La Cour de Cassation ne ferme toutefois pas la porte totalement et admet que dans certaines situations, lorsque la question « aura une incidence directe sur son droit de jouissance », l’usufruitier puisse disposer des prérogatives de l’associé.  

Il est peut être temps pour vous de consulter votre notaire pour vérifier si les statuts sont toujours en accord avec le droit actuel. 

2° L’aléa sur les distributions de dividendes tirés des réserves ou des résultats exceptionnels en présence d’un démembrement de propriété

L’autre sujet, et pas des moindres, concerne la question de la distribution des dividendes, suivant leur origine, entre l’usufruitier et le nu-propriétaire.  

Il est avéré que les dividendes tirés du résultat courant de la société reviennent à l’usufruitier, s’agissant de fruits.  

En ce qui concerne les dividendes distribués prélevés sur les réserves, la question de la nature de ces dividendes a été tranchée récemment ( 2). Il s’agit de produits.

Cela étant, les trois arrêts, ayant suscité l’émoi, ne s’accordent pas en ce qui concerne le sort de la répartition des dividendes, en l’absence de clause en aménageant la distribution. En effet, pour les chambres commerciales de la Cour de Cassation, il s’agit de produits qui sont, en l’absence de convention contraire, distribués en totalité à l’usufruitier, étant tenu à une créance de restitution à l’égard du nu-propriétaire. Pour la chambre civile, de tels dividendes doivent être distribués au nu-propriétaire directement, s’agissant d’un accroissement de l’actif social. Les juges restent silencieux sur la possibilité de mettre en œuvre une clause contraire. 

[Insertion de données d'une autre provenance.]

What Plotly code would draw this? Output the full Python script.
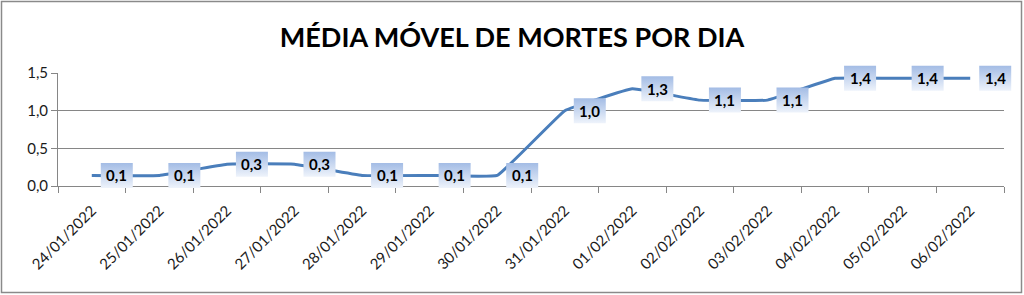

Ce que l’on peut tirer de ces arrêts pour notre pratique actuelle est qu’il subsiste toujours une incertitude quant au sort de ces dividendes lorsqu’ils sont distribués : reviennent ils au nu-propriétaire en pleine propriété ou à l’usufruitier sous forme de quasi usufruit sous réserve de la créance de restitution? 

En ce qui concerne les dividendes issus d’un résultat exceptionnel, à ce jour, la jurisprudence est silencieuse tant sur leur nature, que sur leur sort. L’analyse pourrait cependant être identique à celle concernant les dividendes prélevés sur les réserves. 

En conséquence, il est plus que nécessaire de définir en amont le sort de ces distributions dans les statuts, et de procéder à des conventions de quasi usufruit par acte notarié pour sauvegarder la créance de restitution, et sa possibilité de déduction fiscale au moment du décès de l’usufruitier. 

En tout état de cause, devant un tel aléa, pour ne pas laisser l’interprétation libre, n’hésitez pas à consulter votre notaire pour procéder aux aménagements statutaires et sécuriser de telles distributions !   

 

Références :
(1) Cass. Com., avis du 1er décembre 2021, n°20-15.164, FS-D et arrêt de Cass. Civ. 3ème, 16 février 2022, n°20-15.164.

(2) Cass. Com., 27 mai 2015, n°14-16.246, publié au bulletin ; Cass. Com., 24 mai 2016, n°15-17.788 publié au bulletin ; Cass. Civ. 1ère, 22 juin 2016, nos 15-19.741 et 15-19.516 publié au bulletin.